I moved this to the PTP interface thread, since it's was more of a protocol / camera side issue than a chdkptp client issue.
In r4798, I committed the following:
ptp - updates to PTP_CHDK_GetMemory, based on discussion in
https://chdk.setepontos.com/index.php?topic=6231.msg132332#msg132332* Automatically work around Canon data->send_data failing on NULL source, by sending any bytes in first word buffered if source address is < 4
* Update to use data->send_data instead of send_ptp_data. Better performance, same strategy already used for live view, remote shoot
* Update protocol to 2.8: PTP_CHDK_GetMemory input param4 is option which defines whether transfer should be buffered or unbuffered, independent of address 0 workaround. Default (0) is unbuffered, compatible with previous versions
I went through a few different approaches before I settled on this.

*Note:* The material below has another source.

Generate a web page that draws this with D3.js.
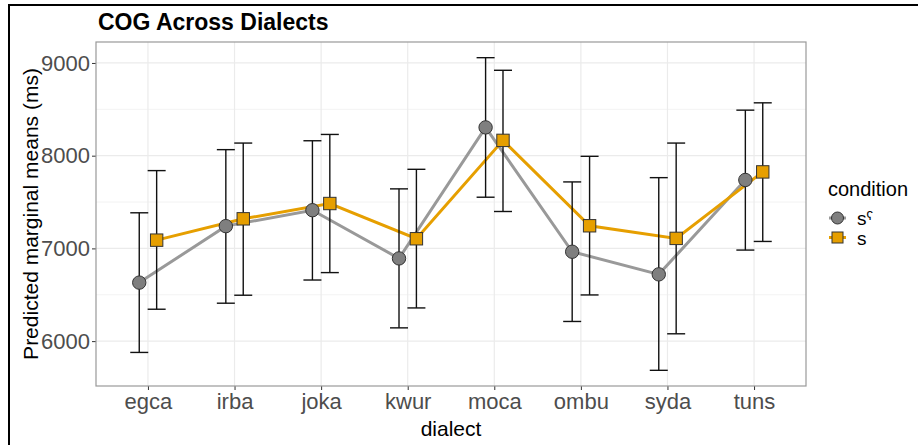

On my cameras, the problem with NULL really seems to be only that the Canon function treats NULL as an error. So I made the default GetMemory function just detect that and transfer any bytes in the first word separately. (First word rather than first byte because of
https://chdk.setepontos.com/index.php?topic=13101.0)

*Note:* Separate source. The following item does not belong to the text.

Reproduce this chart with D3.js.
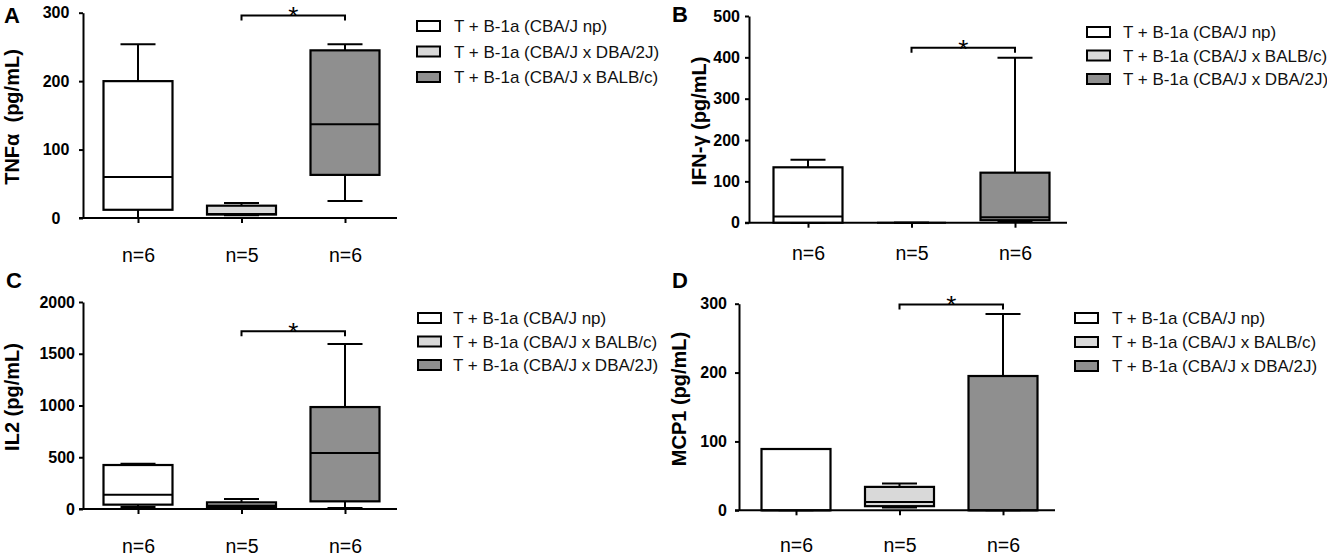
<!DOCTYPE html>
<html>
<head>
<meta charset="utf-8">
<script src="https://cdn.jsdelivr.net/npm/d3@7"></script>
<style>
  body { margin: 0; background: #fff; }
  svg { display: block; font-family: "Liberation Sans", Arial, sans-serif; }
</style>
</head>
<body>
<script>
// groups shown on every panel
var groups = ['np', 'x1', 'x2'];
var nLabels = ['n=6', 'n=5', 'n=6'];
var fills = ['#ffffff', '#d9d9d9', '#8f8f8f'];

// legend texts (panel A lists the crosses in the other order)
var legendA = ['T + B-1a (CBA/J np)', 'T + B-1a (CBA/J x DBA/2J)', 'T + B-1a (CBA/J x BALB/c)'];
var legendB = ['T + B-1a (CBA/J np)', 'T + B-1a (CBA/J x BALB/c)', 'T + B-1a (CBA/J x DBA/2J)'];

// box stats per group: [min, q1, median, q3, max]
var tnfStats = [[0, 12, 60, 200, 254], [4, 5, 6, 18, 22], [25, 63, 137, 245, 254]];
var ifnStats = [[0, 0, 15, 134, 152], [0, 0, 0, 0, 0], [3, 6, 13, 121, 399]];
var il2Stats = [[20, 42, 138, 425, 438], [10, 20, 35, 64, 97], [10, 74, 541, 985, 1594]];
var mcpStats = [[0, 0, 0, 89, 89], [4, 6, 12, 34, 39], [0, 0, 0, 195, 285]];

// y ticks
var tnfTicks = [0, 100, 200, 300];
var ifnTicks = [0, 100, 200, 300, 400, 500];
var il2Ticks = [0, 500, 1000, 1500, 2000];
var mcpTicks = [0, 100, 200, 300];

// significance brackets: [from group, to group, y value]
var tnfSig = [1, 2, 296];
var ifnSig = [1, 2, 423];
var il2Sig = [1, 2, 1717];
var mcpSig = [1, 2, 299];

var panels = [
  { letter: 'A', lx: 4, ly: 23, label: 'TNF\u03b1\u00a0 (pg/mL)', labX: 19, labY: 117,
    stats: tnfStats, ticks: tnfTicks, sig: tnfSig, legend: legendA,
    axisX: 83, firstC: 138, y0: 218, yTop: 12.7, tickGap: 27, centerTicks: true, nGap: 44,
    legX: 417, legY: 26, legStep: 25.5, legTextX: 454 },
  { letter: 'B', lx: 672, ly: 22, label: 'IFN-\u03b3 (pg/mL)', labX: 706, labY: 121,
    stats: ifnStats, ticks: ifnTicks, sig: ifnSig, legend: legendB,
    axisX: 749, firstC: 808, y0: 222.7, yTop: 16, tickGap: 9, centerTicks: false, nGap: 37,
    legX: 1087, legY: 32, legStep: 23.5, legTextX: 1123 },
  { letter: 'C', lx: 6, ly: 288, label: 'IL2 (pg/mL)', labX: 19, labY: 397,
    stats: il2Stats, ticks: il2Ticks, sig: il2Sig, legend: legendB,
    axisX: 83, firstC: 138, y0: 509, yTop: 302, tickGap: 8, centerTicks: false, nGap: 44,
    legX: 418, legY: 318, legStep: 23.5, legTextX: 453 },
  { letter: 'D', lx: 672, ly: 288, label: 'MCP1 (pg/mL)', labX: 686, labY: 399,
    stats: mcpStats, ticks: mcpTicks, sig: mcpSig, legend: legendB,
    axisX: 739, firstC: 796, y0: 510.3, yTop: 303.7, tickGap: 12, centerTicks: false, nGap: 42,
    legX: 1075, legY: 318, legStep: 24, legTextX: 1112 }
];

var boxW = 69;
var capW = 35;

var svg = d3.select('body').append('svg')
    .attr('width', 1327)
    .attr('height', 556);

panels.forEach(function (p) {
    var g = svg.append('g');
    var yMax = p.ticks[p.ticks.length - 1];
    var y = d3.scaleLinear().domain([0, yMax]).range([p.y0, p.yTop]);
    var x = d3.scalePoint().domain(groups).range([p.firstC, p.firstC + 207]);
    var axisEnd = p.firstC + 207 + 52;

    // y axis
    var ya = g.append('g')
        .attr('transform', 'translate(' + p.axisX + ',0)')
        .call(d3.axisLeft(y).tickValues(p.ticks).tickSize(4).tickSizeOuter(0).tickFormat(d3.format('d')));
    ya.select('.domain').attr('stroke-width', 2);
    ya.selectAll('.tick line').attr('stroke-width', 2);
    ya.selectAll('.tick text')
        .attr('x', p.centerTicks ? -(p.axisX - 56) : -p.tickGap)
        .attr('text-anchor', p.centerTicks ? 'middle' : 'end')
        .style('font-size', '16px')
        .style('font-weight', 'bold')
        .attr('fill', '#000');

    // x axis
    var xa = g.append('g')
        .attr('transform', 'translate(0,' + p.y0 + ')')
        .call(d3.axisBottom(x).tickSize(5).tickPadding(p.nGap - 5 - 0.71 * 19.5)
            .tickFormat(function (d, i) { return nLabels[i]; }));
    xa.select('.domain').remove();
    xa.selectAll('.tick line').attr('stroke-width', 2);
    xa.selectAll('.tick text').style('font-size', '19.5px').attr('fill', '#000');
    g.append('line')
        .attr('x1', p.axisX - 4).attr('x2', axisEnd)
        .attr('y1', p.y0).attr('y2', p.y0)
        .attr('stroke', '#000').attr('stroke-width', 2);

    // boxes
    var box = g.selectAll('g.box').data(p.stats).enter().append('g').attr('class', 'box');
    var cx = function (d, i) { return x(groups[i]); };
    box.append('line')
        .attr('x1', cx).attr('x2', cx)
        .attr('y1', function (d) { return y(d[4]); })
        .attr('y2', function (d) { return y(d[0]); })
        .attr('stroke', '#000').attr('stroke-width', 2);
    [0, 4].forEach(function (k) {
        box.append('line')
            .attr('x1', function (d, i) { return cx(d, i) - capW / 2; })
            .attr('x2', function (d, i) { return cx(d, i) + capW / 2; })
            .attr('y1', function (d) { return y(d[k]); })
            .attr('y2', function (d) { return y(d[k]); })
            .attr('stroke', '#000').attr('stroke-width', 2);
    });
    box.append('rect')
        .attr('x', function (d, i) { return cx(d, i) - boxW / 2; })
        .attr('y', function (d) { return y(d[3]); })
        .attr('width', boxW)
        .attr('height', function (d) { return y(d[1]) - y(d[3]); })
        .attr('fill', function (d, i) { return fills[i]; })
        .attr('stroke', '#000').attr('stroke-width', 2.2);
    box.append('line')
        .attr('x1', function (d, i) { return cx(d, i) - boxW / 2; })
        .attr('x2', function (d, i) { return cx(d, i) + boxW / 2; })
        .attr('y1', function (d) { return y(d[2]); })
        .attr('y2', function (d) { return y(d[2]); })
        .attr('stroke', '#000').attr('stroke-width', 2);

    // significance bracket
    var sx1 = x(groups[p.sig[0]]), sx2 = x(groups[p.sig[1]]), sy = y(p.sig[2]);
    g.append('path')
        .attr('d', 'M' + sx1 + ',' + (sy + 5) + 'V' + sy + 'H' + sx2 + 'V' + (sy + 5))
        .attr('fill', 'none').attr('stroke', '#000').attr('stroke-width', 2);
    g.append('text')
        .attr('x', (sx1 + sx2) / 2).attr('y', sy + 10)
        .attr('text-anchor', 'middle')
        .style('font-size', '26px')
        .text('*');

    // y label
    g.append('text')
        .attr('transform', 'translate(' + p.labX + ',' + p.labY + ') rotate(-90)')
        .attr('text-anchor', 'middle')
        .style('font-size', '20px')
        .style('font-weight', 'bold')
        .text(p.label);

    // panel letter
    g.append('text')
        .attr('x', p.lx).attr('y', p.ly)
        .style('font-size', '22px')
        .style('font-weight', 'bold')
        .text(p.letter);

    // legend
    var leg = g.selectAll('g.leg').data(p.legend).enter().append('g').attr('class', 'leg')
        .attr('transform', function (d, i) { return 'translate(0,' + (p.legY + i * p.legStep) + ')'; });
    leg.append('rect')
        .attr('x', p.legX).attr('y', -5)
        .attr('width', 23).attr('height', 10)
        .attr('fill', function (d, i) { return fills[i]; })
        .attr('stroke', '#000').attr('stroke-width', 2);
    leg.append('text')
        .attr('x', p.legTextX).attr('y', 0).attr('dy', '0.36em')
        .style('font-size', '17px')
        .attr('fill', '#111')
        .text(function (d) { return d; });
});
</script>
</body>
</html>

This means that existing clients should now be able to do RAM dumps from address zero, although it's possible some will still fail because due to the first 4 or 16 kb being TCM.
I also changed the unbuffered GetMemory to use a single send_data call, unlike the original version which sent in buffer_size chunks despite not being buffered. This is noticeably faster (33 MB/s vs 28 MB/s on D10) I believe the original logic was based on the idea that the firmware might try to allocate internal buffers for the whole transfer, but this is clearly not true, because live view and remote capture send all at once.
Separate from this, I added the mode option to PTP_CHDK_GetMemory to do the entire transfer buffered. This requires client support, chdkptp r741 or later
It currently uses memcpy. Originally, I was going to have another option for word-by-word copy, but in my testing memcpy worked fine for MMIO addresses. If it turns out word-by-word is needed, it's easy to add. Note that many MMIOs are write only, and reading them may have side effects, so dumping the whole MMIO space may not be a great idea in any case.
Buffered is noticeably slower than unbuffered, ~17 vs 35 MB/s for G7X. Oddly, D10 suffers less of a penalty (18 vs 33)
While mentioning speed
On a540 cached addresses are much slower than uncached, 5 vs 15 MB/s. ROM is in between at 12. I these old cameras buffer internally if the address isn't in uncached RAM. This was noted long ago.
Interestingly on newer cameras (d10 onward) there seems to be little difference between cached an uncached. ROM is somewhat slower than RAM (26 MB/s on G7x, 13 on D10)